Publication: Symposium Paper

Volume: 343


Appears on pages(s): 371-380

Keywords: FRC; partial safety factor; post-cracking strength; structural reliability


Date: 10/1/2020

The use of fibre reinforced concrete (FRC) in structural applications is increasing mainly due to improvements on the material technology and its acceptance in design codes (e.g., fib Model Code 2010). In that sense, the design of FRC is usually dealt with the same safety format established for reinforced concrete. In fib Model Code, for instance, the same magnitude of the partial safety factor for FRC compressive (fc) and post-cracking flexural (fR) strengths is assumed (1.50). It must be noticed that this assumption might be unrealistic, and on the unsafe side in terms of structural reliability, since fR present higher intrinsic scatter (variability due to fibre orientation, distribution, dosage) than fc.
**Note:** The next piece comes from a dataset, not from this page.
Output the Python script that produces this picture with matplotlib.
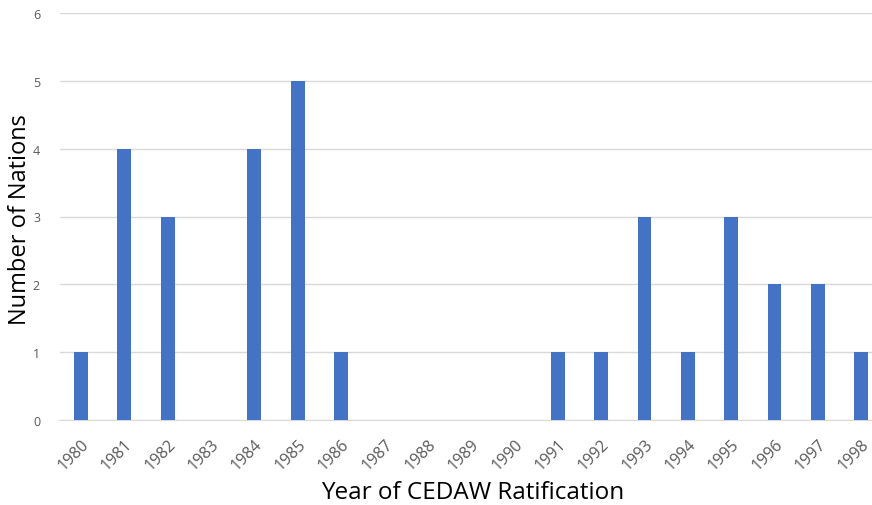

However, it has been experimentally and numerically confirmed, that this scatter decrease with the width of the cracked surface, so this assumption has lesser impact in structural elements with large cracked regions involved in the failure mechanism (e.g., slabs). The goal of this research is twofold: (1) to assess the influence of the width of the cracked region on the variability of fR and (2) to calibrate partial safety factors for fR based on the different target reliability indexes proposed in the fib Model Code 2010 for ultimate limit states and the variability obtained in the characterization tests.